§ Given request
From the first line of the listing below to the line with "(c) at (1530.5,559)", print each line exactly, and nothing more. Leave out the pictures.

**** Recorded information

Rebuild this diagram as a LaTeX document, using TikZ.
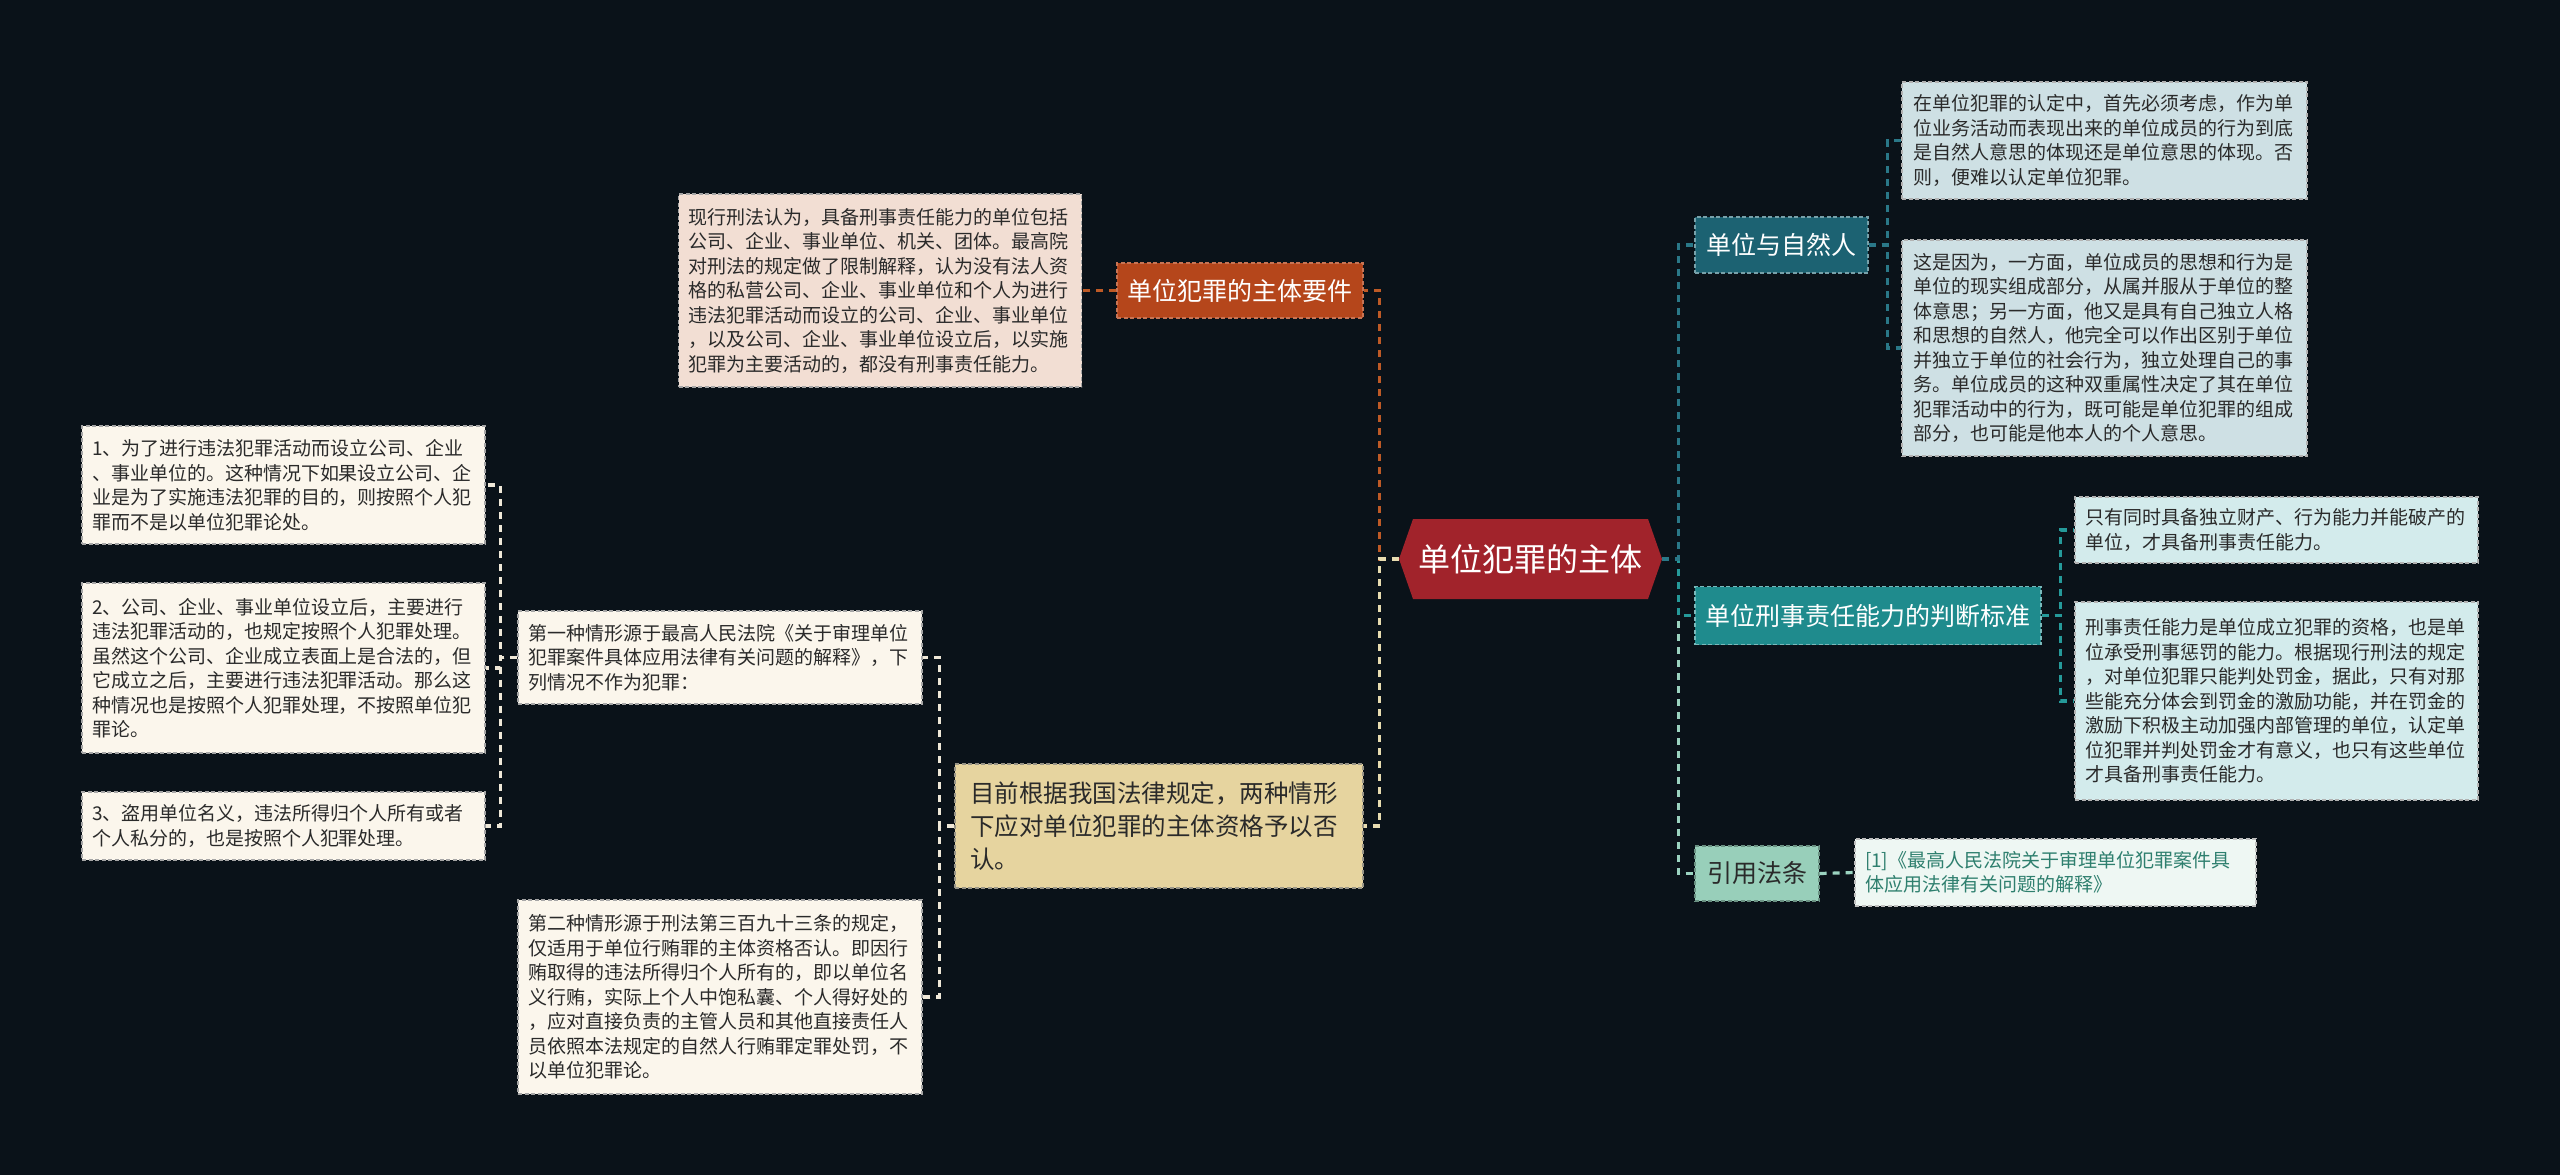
\documentclass[tikz,border=0pt]{standalone}
\usepackage{fontspec}
\newfontfamily\cjk{Noto Sans CJK SC}
\definecolor{bg}{HTML}{0A1219}
\definecolor{cred}{HTML}{A1232B}
\definecolor{corange}{HTML}{B5461B}
\definecolor{pinkbox}{HTML}{F2DED3}
\definecolor{tan}{HTML}{E6D49F}
\definecolor{cream}{HTML}{FBF6EC}
\definecolor{tealdark}{HTML}{1C6272}
\definecolor{teal}{HTML}{1F8B8D}
\definecolor{mint}{HTML}{98CFBA}
\definecolor{bluebox}{HTML}{CEE0E4}
\definecolor{cyanbox}{HTML}{D3EBEC}
\definecolor{mintbox}{HTML}{EEF7F3}
\definecolor{txt}{HTML}{2A2A2A}
\definecolor{reftxt}{HTML}{2E7F6E}
\definecolor{lnorange}{HTML}{BE5A26}
\definecolor{lncream}{HTML}{E8DCB0}
\definecolor{lnlight}{HTML}{EFE8D8}
\definecolor{lnteald}{HTML}{2A7888}
\definecolor{lnteal}{HTML}{259A9A}
\definecolor{lnmint}{HTML}{9BD3C0}
\begin{document}
\begin{tikzpicture}[x=1pt,y=-1pt,
  base/.style={rectangle, line width=1.3pt, dash pattern=on 4pt off 2.5pt},
  small/.style={base, inner xsep=10pt, inner ysep=4pt, align=left, text width=383pt, minimum width=403pt,
     font=\cjk\fontsize{19}{24.5}\selectfont, text=txt},
  creambox/.style={small, fill=cream, draw=gray!70},
  pinkb/.style={small, fill=pinkbox, draw=gray!70},
  blueb/.style={small, fill=bluebox, draw=gray!60},
  cyanb/.style={small, fill=cyanbox, draw=gray!60},
  label/.style={base, inner sep=0pt, align=center, minimum height=56pt,
     font=\cjk\fontsize{25}{28}\selectfont, text=white},
  conn/.style={line width=3.2pt, dash pattern=on 7pt off 6pt},
  cnode/.style={rectangle, inner sep=0pt, minimum width=263pt, minimum height=80pt, fill=bg,
     font=\cjk\fontsize{32}{36}\selectfont, text=white,
     path picture={\fill[cred] (path picture bounding box.west)
        -- ([xshift=14pt]path picture bounding box.north west)
        -- ([xshift=-14pt]path picture bounding box.north east)
        -- (path picture bounding box.east)
        -- ([xshift=-14pt]path picture bounding box.south east)
        -- ([xshift=14pt]path picture bounding box.south west) -- cycle;}}
]
\fill[bg] (0,0) rectangle (2560,1175);
\useasboundingbox (0,0) rectangle (2560,1175);

% centre
\node[cnode] (c) at (1530.5,559) {单位犯罪的主体};

% upper left branch
\node[label, fill=corange, draw=corange!75!white, minimum width=246pt, minimum height=55pt] (yj) at (1240,290.5) {单位犯罪的主体要件};
\node[pinkb, minimum height=193pt] (yjt) at (880,290.5) {现行刑法认为，具备刑事责任能力的单位包括\\公司、企业、事业单位、机关、团体。最高院\\对刑法的规定做了限制解释，认为没有法人资\\格的私营公司、企业、事业单位和个人为进行\\违法犯罪活动而设立的公司、企业、事业单位\\，以及公司、企业、事业单位设立后，以实施\\犯罪为主要活动的，都没有刑事责任能力。};

% lower left branch
\node[base, fill=tan, draw=gray!75!tan, inner xsep=15pt, inner ysep=4pt, align=left, text width=378pt, minimum width=408pt, minimum height=124pt,
  font=\cjk\fontsize{24.5}{33}\selectfont, text=txt] (mq) at (1159,826) {目前根据我国法律规定，两种情形\\下应对单位犯罪的主体资格予以否\\认。};
\node[creambox, minimum width=404pt, minimum height=93pt] (d1) at (720,657.5) {第一种情形源于最高人民法院《关于审理单位\\犯罪案件具体应用法律有关问题的解释》，下\\列情况不作为犯罪：};
\node[creambox, minimum width=404pt, minimum height=194pt] (d2) at (720,997) {第二种情形源于刑法第三百九十三条的规定，\\仅适用于单位行贿罪的主体资格否认。即因行\\贿取得的违法所得归个人所有的，即以单位名\\义行贿，实际上个人中饱私囊、个人得好处的\\，应对直接负责的主管人员和其他直接责任人\\员依照本法规定的自然人行贿罪定罪处罚，不\\以单位犯罪论。};
\node[creambox, minimum height=118pt] (l1) at (283.5,485) {1、为了进行违法犯罪活动而设立公司、企业\\、事业单位的。这种情况下如果设立公司、企\\业是为了实施违法犯罪的目的，则按照个人犯\\罪而不是以单位犯罪论处。};
\node[creambox, minimum height=170pt] (l2) at (283.5,668) {2、公司、企业、事业单位设立后，主要进行\\违法犯罪活动的，也规定按照个人犯罪处理。\\虽然这个公司、企业成立表面上是合法的，但\\它成立之后，主要进行违法犯罪活动。那么这\\种情况也是按照个人犯罪处理，不按照单位犯\\罪论。};
\node[creambox, minimum height=68pt] (l3) at (283.5,826) {3、盗用单位名义，违法所得归个人所有或者\\个人私分的，也是按照个人犯罪处理。};

% right branches
\node[label, fill=tealdark, draw=tealdark!60!white, minimum width=173pt] (r1) at (1781.5,245) {单位与自然人};
\node[blueb, minimum width=405pt, minimum height=117pt] (r1a) at (2104.5,140.5) {在单位犯罪的认定中，首先必须考虑，作为单\\位业务活动而表现出来的单位成员的行为到底\\是自然人意思的体现还是单位意思的体现。否\\则，便难以认定单位犯罪。};
\node[blueb, minimum width=405pt, minimum height=216pt] (r1b) at (2104.5,348) {这是因为，一方面，单位成员的思想和行为是\\单位的现实组成部分，从属并服从于单位的整\\体意思；另一方面，他又是具有自己独立人格\\和思想的自然人，他完全可以作出区别于单位\\并独立于单位的社会行为，独立处理自己的事\\务。单位成员的这种双重属性决定了其在单位\\犯罪活动中的行为，既可能是单位犯罪的组成\\部分，也可能是他本人的个人意思。};

\node[label, fill=teal, draw=teal!60!white, minimum width=346pt, minimum height=58pt] (r2) at (1868,615.5) {单位刑事责任能力的判断标准};
\node[cyanb, minimum height=66pt] (r2a) at (2276.5,530) {只有同时具备独立财产、行为能力并能破产的\\单位，才具备刑事责任能力。};
\node[cyanb, minimum height=198pt] (r2b) at (2276.5,701) {刑事责任能力是单位成立犯罪的资格，也是单\\位承受刑事惩罚的能力。根据现行刑法的规定\\，对单位犯罪只能判处罚金，据此，只有对那\\些能充分体会到罚金的激励功能，并在罚金的\\激励下积极主动加强内部管理的单位，认定单\\位犯罪并判处罚金才有意义，也只有这些单位\\才具备刑事责任能力。};

\node[label, fill=mint, draw=mint!70!black, minimum width=124pt, minimum height=55pt, text=txt] (r3) at (1757,873.5) {引用法条};
\node[small, fill=mintbox, draw=gray!50, text=reftxt, text width=381pt, minimum width=401pt, minimum height=67pt] (r3a) at (2055.5,872.5) {[1]《最高人民法院关于审理单位犯罪案件具\\体应用法律有关问题的解释》};

% connectors, left
\draw[conn, lnorange] (c.west) -- ++(-19,0) |- (yj.east);
\draw[conn, lncream] (c.west) -- ++(-19,0) |- (mq.east);
\draw[conn, lnorange] (yj.west) -- (yjt.east);
\draw[conn, lnlight] (mq.west) -- ++(-15,0) |- (d1.east);
\draw[conn, lnlight] (mq.west) -- ++(-15,0) |- (d2.east);
\draw[conn, lnlight] (d1.west) -- ++(-17,0) |- (l1.east);
\draw[conn, lnlight] (d1.west) -- ++(-17,0) |- (l2.east);
\draw[conn, lnlight] (d1.west) -- ++(-17,0) |- (l3.east);

% connectors, right
\draw[conn, lnmint] (c.east) -- ++(16,0) |- (r3.west);
\draw[conn, lnteal] (c.east) -- ++(16,0) |- (r2.west);
\draw[conn, lnteald] (c.east) -- ++(16,0) |- (r1.west);
\draw[conn, lnteald] (r1.east) -- ++(19,0) |- (r1a.west);
\draw[conn, lnteald] (r1.east) -- ++(19,0) |- (r1b.west);
\draw[conn, lnteal] (r2.east) -- ++(19,0) |- (r2a.west);
\draw[conn, lnteal] (r2.east) -- ++(19,0) |- (r2b.west);
\draw[conn, lnmint] (r3.east) -- (r3a.west);
\end{tikzpicture}
\end{document}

********

§ Expected answer
Rebuild this diagram as a LaTeX document, using TikZ.
\documentclass[tikz,border=0pt]{standalone}
\usepackage{fontspec}
\newfontfamily\cjk{Noto Sans CJK SC}
\definecolor{bg}{HTML}{0A1219}
\definecolor{cred}{HTML}{A1232B}
\definecolor{corange}{HTML}{B5461B}
\definecolor{pinkbox}{HTML}{F2DED3}
\definecolor{tan}{HTML}{E6D49F}
\definecolor{cream}{HTML}{FBF6EC}
\definecolor{tealdark}{HTML}{1C6272}
\definecolor{teal}{HTML}{1F8B8D}
\definecolor{mint}{HTML}{98CFBA}
\definecolor{bluebox}{HTML}{CEE0E4}
\definecolor{cyanbox}{HTML}{D3EBEC}
\definecolor{mintbox}{HTML}{EEF7F3}
\definecolor{txt}{HTML}{2A2A2A}
\definecolor{reftxt}{HTML}{2E7F6E}
\definecolor{lnorange}{HTML}{BE5A26}
\definecolor{lncream}{HTML}{E8DCB0}
\definecolor{lnlight}{HTML}{EFE8D8}
\definecolor{lnteald}{HTML}{2A7888}
\definecolor{lnteal}{HTML}{259A9A}
\definecolor{lnmint}{HTML}{9BD3C0}
\begin{document}
\begin{tikzpicture}[x=1pt,y=-1pt,
  base/.style={rectangle, line width=1.3pt, dash pattern=on 4pt off 2.5pt},
  small/.style={base, inner xsep=10pt, inner ysep=4pt, align=left, text width=383pt, minimum width=403pt,
     font=\cjk\fontsize{19}{24.5}\selectfont, text=txt},
  creambox/.style={small, fill=cream, draw=gray!70},
  pinkb/.style={small, fill=pinkbox, draw=gray!70},
  blueb/.style={small, fill=bluebox, draw=gray!60},
  cyanb/.style={small, fill=cyanbox, draw=gray!60},
  label/.style={base, inner sep=0pt, align=center, minimum height=56pt,
     font=\cjk\fontsize{25}{28}\selectfont, text=white},
  conn/.style={line width=3.2pt, dash pattern=on 7pt off 6pt},
  cnode/.style={rectangle, inner sep=0pt, minimum width=263pt, minimum height=80pt, fill=bg,
     font=\cjk\fontsize{32}{36}\selectfont, text=white,
     path picture={\fill[cred] (path picture bounding box.west)
        -- ([xshift=14pt]path picture bounding box.north west)
        -- ([xshift=-14pt]path picture bounding box.north east)
        -- (path picture bounding box.east)
        -- ([xshift=-14pt]path picture bounding box.south east)
        -- ([xshift=14pt]path picture bounding box.south west) -- cycle;}}
]
\fill[bg] (0,0) rectangle (2560,1175);
\useasboundingbox (0,0) rectangle (2560,1175);

% centre
\node[cnode] (c) at (1530.5,559) {单位犯罪的主体};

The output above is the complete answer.